>>>>

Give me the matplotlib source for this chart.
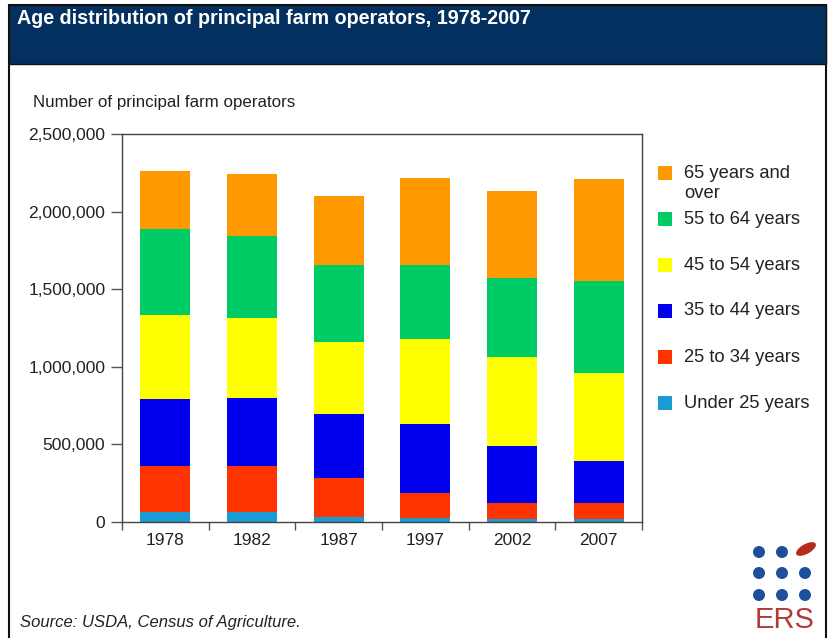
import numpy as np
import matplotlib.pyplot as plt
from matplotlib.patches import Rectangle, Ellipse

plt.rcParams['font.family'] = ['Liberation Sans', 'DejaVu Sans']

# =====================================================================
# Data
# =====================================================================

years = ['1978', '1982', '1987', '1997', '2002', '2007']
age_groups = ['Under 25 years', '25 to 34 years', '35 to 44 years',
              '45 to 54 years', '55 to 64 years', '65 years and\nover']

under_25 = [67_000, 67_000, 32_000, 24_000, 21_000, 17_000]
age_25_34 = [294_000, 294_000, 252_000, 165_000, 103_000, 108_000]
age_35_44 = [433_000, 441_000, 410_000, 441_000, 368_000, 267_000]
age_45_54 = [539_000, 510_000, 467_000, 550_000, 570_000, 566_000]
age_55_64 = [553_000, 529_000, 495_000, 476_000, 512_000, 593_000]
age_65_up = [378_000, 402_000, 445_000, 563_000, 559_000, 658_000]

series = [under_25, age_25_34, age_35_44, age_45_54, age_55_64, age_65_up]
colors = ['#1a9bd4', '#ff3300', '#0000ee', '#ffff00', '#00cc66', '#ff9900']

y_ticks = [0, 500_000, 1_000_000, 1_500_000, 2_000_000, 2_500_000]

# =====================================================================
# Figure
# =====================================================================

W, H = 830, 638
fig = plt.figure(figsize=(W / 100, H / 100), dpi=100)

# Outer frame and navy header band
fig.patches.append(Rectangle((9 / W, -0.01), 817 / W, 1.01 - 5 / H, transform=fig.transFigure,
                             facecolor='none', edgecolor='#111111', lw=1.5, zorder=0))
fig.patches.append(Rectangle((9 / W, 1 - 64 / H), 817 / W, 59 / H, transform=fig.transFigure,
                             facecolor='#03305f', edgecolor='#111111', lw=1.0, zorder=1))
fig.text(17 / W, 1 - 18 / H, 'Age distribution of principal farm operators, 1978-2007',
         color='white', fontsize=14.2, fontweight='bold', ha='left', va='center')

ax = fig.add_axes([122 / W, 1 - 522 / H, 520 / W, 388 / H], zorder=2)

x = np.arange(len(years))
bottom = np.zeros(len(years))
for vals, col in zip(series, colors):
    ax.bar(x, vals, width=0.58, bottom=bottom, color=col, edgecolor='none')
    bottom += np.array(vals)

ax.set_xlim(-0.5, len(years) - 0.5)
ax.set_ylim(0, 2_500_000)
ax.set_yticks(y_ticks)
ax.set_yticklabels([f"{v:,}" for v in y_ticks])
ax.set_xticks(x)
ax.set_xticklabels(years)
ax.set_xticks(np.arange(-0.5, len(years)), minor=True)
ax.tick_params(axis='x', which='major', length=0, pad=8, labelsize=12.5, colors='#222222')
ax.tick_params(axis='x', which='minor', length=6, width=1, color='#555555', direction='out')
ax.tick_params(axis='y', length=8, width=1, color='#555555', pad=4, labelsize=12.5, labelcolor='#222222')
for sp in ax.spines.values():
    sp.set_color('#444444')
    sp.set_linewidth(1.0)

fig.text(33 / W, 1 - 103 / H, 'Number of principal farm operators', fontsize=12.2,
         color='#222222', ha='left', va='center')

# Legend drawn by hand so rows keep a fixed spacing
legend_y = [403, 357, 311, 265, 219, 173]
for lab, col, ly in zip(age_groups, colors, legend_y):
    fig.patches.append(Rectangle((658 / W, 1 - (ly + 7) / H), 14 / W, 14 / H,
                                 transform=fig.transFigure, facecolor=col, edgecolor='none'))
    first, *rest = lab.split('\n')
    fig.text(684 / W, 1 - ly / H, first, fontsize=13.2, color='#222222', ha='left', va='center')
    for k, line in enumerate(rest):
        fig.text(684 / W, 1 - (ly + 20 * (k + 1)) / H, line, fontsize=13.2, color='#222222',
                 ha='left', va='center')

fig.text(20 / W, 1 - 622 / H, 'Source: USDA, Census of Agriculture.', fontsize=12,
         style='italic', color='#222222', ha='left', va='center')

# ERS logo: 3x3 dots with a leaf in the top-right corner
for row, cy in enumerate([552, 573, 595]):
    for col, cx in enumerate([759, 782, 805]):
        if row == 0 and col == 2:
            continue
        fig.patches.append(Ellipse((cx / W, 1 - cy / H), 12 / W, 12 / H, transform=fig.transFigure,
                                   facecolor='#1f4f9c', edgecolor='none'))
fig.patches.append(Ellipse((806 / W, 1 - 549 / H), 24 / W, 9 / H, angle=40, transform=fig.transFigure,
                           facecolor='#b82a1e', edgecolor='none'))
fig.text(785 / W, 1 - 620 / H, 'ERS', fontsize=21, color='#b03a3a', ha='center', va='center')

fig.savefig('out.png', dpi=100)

<<<<

**Aim of the task:** Give an exact copy of the material, leaving out every picture.

**Task answer:**
Give me the matplotlib source for this chart.
import numpy as np
import matplotlib.pyplot as plt
from matplotlib.patches import Rectangle, Ellipse

plt.rcParams['font.family'] = ['Liberation Sans', 'DejaVu Sans']

# =====================================================================
# Data
# =====================================================================

years = ['1978', '1982', '1987', '1997', '2002', '2007']
age_groups = ['Under 25 years', '25 to 34 years', '35 to 44 years',
              '45 to 54 years', '55 to 64 years', '65 years and\nover']

under_25 = [67_000, 67_000, 32_000, 24_000, 21_000, 17_000]
age_25_34 = [294_000, 294_000, 252_000, 165_000, 103_000, 108_000]
age_35_44 = [433_000, 441_000, 410_000, 441_000, 368_000, 267_000]
age_45_54 = [539_000, 510_000, 467_000, 550_000, 570_000, 566_000]
age_55_64 = [553_000, 529_000, 495_000, 476_000, 512_000, 593_000]
age_65_up = [378_000, 402_000, 445_000, 563_000, 559_000, 658_000]

series = [under_25, age_25_34, age_35_44, age_45_54, age_55_64, age_65_up]
colors = ['#1a9bd4', '#ff3300', '#0000ee', '#ffff00', '#00cc66', '#ff9900']

y_ticks = [0, 500_000, 1_000_000, 1_500_000, 2_000_000, 2_500_000]

# =====================================================================
# Figure
# =====================================================================

W, H = 830, 638
fig = plt.figure(figsize=(W / 100, H / 100), dpi=100)

# Outer frame and navy header band
fig.patches.append(Rectangle((9 / W, -0.01), 817 / W, 1.01 - 5 / H, transform=fig.transFigure,
                             facecolor='none', edgecolor='#111111', lw=1.5, zorder=0))
fig.patches.append(Rectangle((9 / W, 1 - 64 / H), 817 / W, 59 / H, transform=fig.transFigure,
                             facecolor='#03305f', edgecolor='#111111', lw=1.0, zorder=1))
fig.text(17 / W, 1 - 18 / H, 'Age distribution of principal farm operators, 1978-2007',
         color='white', fontsize=14.2, fontweight='bold', ha='left', va='center')

ax = fig.add_axes([122 / W, 1 - 522 / H, 520 / W, 388 / H], zorder=2)

x = np.arange(len(years))
bottom = np.zeros(len(years))
for vals, col in zip(series, colors):
    ax.bar(x, vals, width=0.58, bottom=bottom, color=col, edgecolor='none')
    bottom += np.array(vals)

ax.set_xlim(-0.5, len(years) - 0.5)
ax.set_ylim(0, 2_500_000)
ax.set_yticks(y_ticks)
ax.set_yticklabels([f"{v:,}" for v in y_ticks])
ax.set_xticks(x)
ax.set_xticklabels(years)
ax.set_xticks(np.arange(-0.5, len(years)), minor=True)
ax.tick_params(axis='x', which='major', length=0, pad=8, labelsize=12.5, colors='#222222')
ax.tick_params(axis='x', which='minor', length=6, width=1, color='#555555', direction='out')
ax.tick_params(axis='y', length=8, width=1, color='#555555', pad=4, labelsize=12.5, labelcolor='#222222')
for sp in ax.spines.values():
    sp.set_color('#444444')
    sp.set_linewidth(1.0)

fig.text(33 / W, 1 - 103 / H, 'Number of principal farm operators', fontsize=12.2,
         color='#222222', ha='left', va='center')

# Legend drawn by hand so rows keep a fixed spacing
legend_y = [403, 357, 311, 265, 219, 173]
for lab, col, ly in zip(age_groups, colors, legend_y):
    fig.patches.append(Rectangle((658 / W, 1 - (ly + 7) / H), 14 / W, 14 / H,
                                 transform=fig.transFigure, facecolor=col, edgecolor='none'))
    first, *rest = lab.split('\n')
    fig.text(684 / W, 1 - ly / H, first, fontsize=13.2, color='#222222', ha='left', va='center')
    for k, line in enumerate(rest):
        fig.text(684 / W, 1 - (ly + 20 * (k + 1)) / H, line, fontsize=13.2, color='#222222',
                 ha='left', va='center')

fig.text(20 / W, 1 - 622 / H, 'Source: USDA, Census of Agriculture.', fontsize=12,
         style='italic', color='#222222', ha='left', va='center')

# ERS logo: 3x3 dots with a leaf in the top-right corner
for row, cy in enumerate([552, 573, 595]):
    for col, cx in enumerate([759, 782, 805]):
        if row == 0 and col == 2:
            continue
        fig.patches.append(Ellipse((cx / W, 1 - cy / H), 12 / W, 12 / H, transform=fig.transFigure,
                                   facecolor='#1f4f9c', edgecolor='none'))
fig.patches.append(Ellipse((806 / W, 1 - 549 / H), 24 / W, 9 / H, angle=40, transform=fig.transFigure,
                           facecolor='#b82a1e', edgecolor='none'))
fig.text(785 / W, 1 - 620 / H, 'ERS', fontsize=21, color='#b03a3a', ha='center', va='center')

fig.savefig('out.png', dpi=100)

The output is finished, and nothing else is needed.